Our law does not only set an emissions target and a date. Every year the government must present a progress report to parliament, and every four years it must make a new set of policies that deliver ever-greater emission cuts. This way we will ensure that we will make steady progress towards our net-zero target.

For these ingredients of our law, we owe the UK a debt of gratitude. Ten years ago, the UK brought in the first law in the world that set a legally binding target for reducing greenhouse gas emissions. Sweden borrowed heavily from the UK Climate Change Act in drawing up our own, as have other countries such as Denmark and Finland.

Climate laws deliver something that in a healthy democracy is invaluable for businesses and citizens: certainty. Our companies know that fossil fuels will be virtually eliminated over the next 25 years; coal has already gone, and oil and gas will follow. Certainty helps citizens, companies, investors and the government itself to make better decisions. For example, it is clearly good sense that all new houses are built so as to waste very little energy, so eliminating the need for more expensive retro-fitting in a decade’s time.

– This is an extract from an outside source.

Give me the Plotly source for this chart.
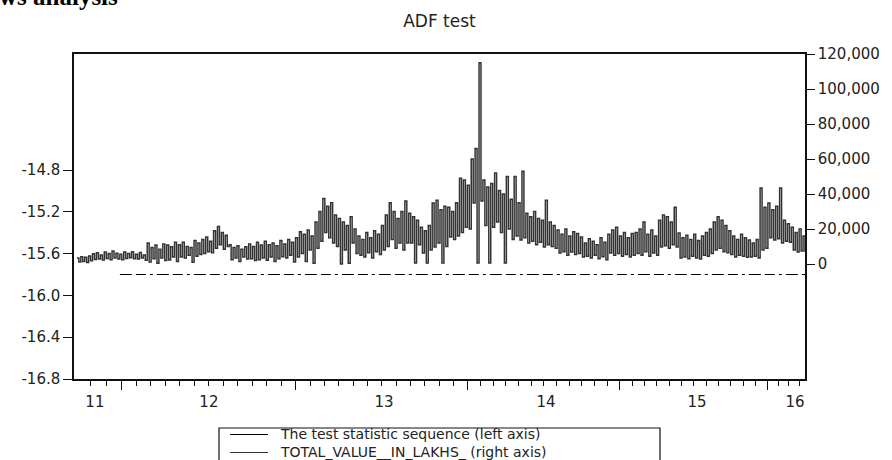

A number of other countries have stepped up since the Paris summit by committing to net zero emissions targets by 2040 or 2050. They include France, Iceland and New Zealand – but also some developing nations such as Costa Rica and Bhutan. Driven by a progressive alliance including Sweden and the UK, the European Union is heading in the same direction. The EU parliament has already voted for a net zero target, and the commission is updating its energy and climate roadmap in line with the Paris agreement – a process which will inevitably recommend a net zero target for the EU with a target date no later than 2050.